Gdyby ogłosić konkurs na żenadę roku, zapewne duże szanse na wygraną miałby Michał „Miś” Kamiński. Polityk w studiu TVN24 wygłosił takie laurki na cześć pani premier oraz prowadzącej program Moniki Olejnik, że aż trudno nie mieć mdłości z powodu nadmiaru lukru.

Najpierw Kamiński stanął w obronie Ewy Kopacz, której PiS zarzucił, że sięga do słynnej „szafy Lesiaka”. Zdaniem polityka, pani premier wcale nie miała na myśli podpisania lojalki przez Jarosława Kaczyńskiego, ale chodziło jej o zupełnie inny dokument, czyli o podpisanie odmowy złożenia lojalki, o którym to mówił sam lider PiS.

W opinii Kamińskiego, prezes PiS nie powinien się oburzać na słowa krytyki ze strony posłów PO, bo przecież „on, jak i politycy jego partii tylko zioną nienawiścią i wylewają kubły pomyj na przeciwników”.

„Miś” nie widzi też problemu w korzystaniu przez Radosława Sikorskiego ze służbowego samochodu w celach prywatnych, bo przecież politycy PiS także to robili.

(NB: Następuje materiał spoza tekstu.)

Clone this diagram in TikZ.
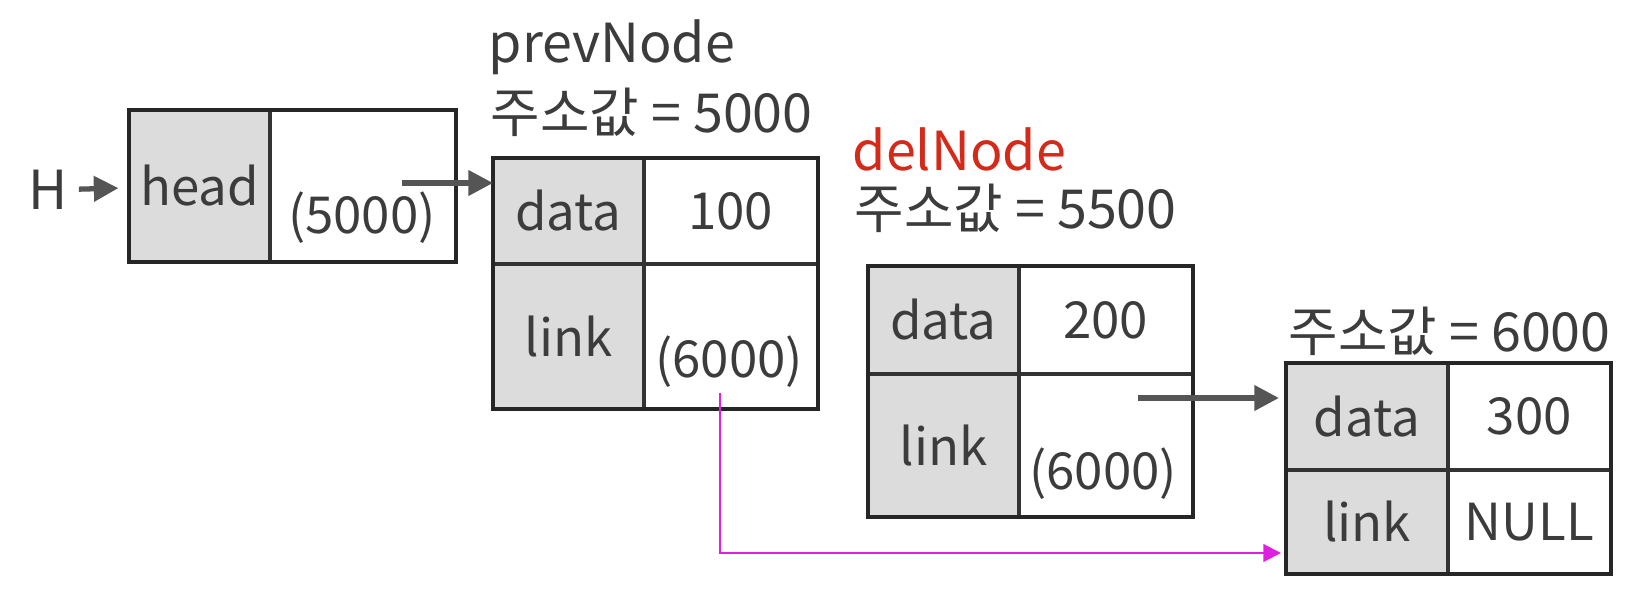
\documentclass[tikz,border=0pt]{standalone}
\usepackage{fontspec}
\setmainfont{Noto Sans CJK KR}
\usepackage{tikz}
\usetikzlibrary{arrows.meta, positioning, calc}
\definecolor{inkgray}{HTML}{3C3C3C}
\definecolor{keygray}{HTML}{DCDCDC}
\definecolor{ptrgray}{HTML}{555555}
\definecolor{delred}{HTML}{D42A1A}
\definecolor{linkpink}{HTML}{E020E0}
\newcommand{\lblsize}{\fontsize{14.5}{17}\selectfont}
\newcommand{\tagsize}{\fontsize{15.3}{18}\selectfont}

\begin{document}
\begin{tikzpicture}[x=0.01cm, y=-0.01cm, >=Latex, font=\lblsize, text=inkgray]
    \tikzset{
        cell/.style={draw=black!80, line width=0.5pt, inner sep=0pt, anchor=north west},
        key/.style={cell, fill=keygray},
        val/.style={cell, fill=white},
        outer/.style={draw=black!85, line width=1.1pt},
        txt/.style={inner sep=0pt},
        tag/.style={txt, anchor=west, font=\tagsize},
        ptr/.style={draw=ptrgray, line width=1.5pt, -{Triangle[length=7pt, width=7pt]}},
        relink/.style={draw=linkpink, line width=0.6pt, -{Triangle[length=5pt, width=5pt]}}
    }
    \useasboundingbox (0,0) rectangle (1632,600);

    % head pointer
    \node[txt, font=\tagsize] (H) at (48,190) {H};
    \node[key, minimum width=1.39cm, minimum height=1.5cm] (headk) at (129,110) {head};
    \node[val, minimum width=1.84cm, minimum height=1.5cm, right=0pt of headk] (headv) {};
    \node[txt] (headval) at (362,218) {(5000)};
    \draw[outer] (headk.north west) rectangle (headv.south east);

    % prevNode
    \node[tag] (plabel) at (488,47) {prevNode};
    \node[tag] (paddr) at (490,112) {주소값 = 5000};
    \node[key, minimum width=1.49cm, minimum height=1.04cm] (pdk) at (493,158) {data};
    \node[val, minimum width=1.72cm, minimum height=1.04cm, right=0pt of pdk] (pdv) {100};
    \node[key, minimum width=1.49cm, minimum height=1.43cm, below=0pt of pdk] (plk) {link};
    \node[val, minimum width=1.72cm, minimum height=1.43cm, below=0pt of pdv] (plv) {};
    \node[txt] (plval) at (729,362) {(6000)};
    \draw[outer] (pdk.north west) rectangle (plv.south east);

    % delNode
    \node[tag, text=delred] (dlabel) at (852,149) {delNode};
    \node[tag] (daddr) at (854,208) {주소값 = 5500};
    \node[key, minimum width=1.49cm, minimum height=1.06cm] (ddk) at (868,266) {data};
    \node[val, minimum width=1.72cm, minimum height=1.06cm, right=0pt of ddk] (ddv) {200};
    \node[key, minimum width=1.49cm, minimum height=1.41cm, below=0pt of ddk] (dlk) {link};
    \node[val, minimum width=1.72cm, minimum height=1.41cm, below=0pt of ddv] (dlv) {};
    \node[txt] (dlval) at (1103,474) {(6000)};
    \draw[outer] (ddk.north west) rectangle (dlv.south east);

    % node at 6000
    \node[tag] (raddr) at (1288,331) {주소값 = 6000};
    \node[key, minimum width=1.60cm, minimum height=1.05cm] (rdk) at (1286,363) {data};
    \node[val, minimum width=1.61cm, minimum height=1.05cm, right=0pt of rdk] (rdv) {300};
    \node[key, minimum width=1.60cm, minimum height=1.02cm, below=0pt of rdk] (rlk) {link};
    \node[val, minimum width=1.61cm, minimum height=1.02cm, below=0pt of rdv] (rlv) {NULL};
    \draw[outer] (rdk.north west) rectangle (rlv.south east);

    % links
    \coordinate (hptr) at (402,183);
    \coordinate (dptr) at (1138,398);
    \coordinate (pptr) at (720,393);
    \coordinate (pend) at (1281,553);
    \draw[ptr, shorten <=3pt, shorten >=3pt] (H) -- (headk);
    \draw[ptr] (hptr) -- (hptr -| pdk.west);
    \draw[ptr, shorten >=2pt] (dptr) -- (dptr -| rdk.west);
    \draw[relink] (pptr) |- (pend);
\end{tikzpicture}
\end{document}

Na koniec nasz uroczy były spindoktor PiS stanął w obronie Moniki Olejnik, która bywa przez opozycję nazywaną „reżimową” dziennikarką. Jego zdaniem, to absolutna nieprawda, bo... „Pani nie jest reżimową dziennikarką. Pani potrafi zadawać niewygodne pytania” - zwrócił się do swojej rozmówczyni.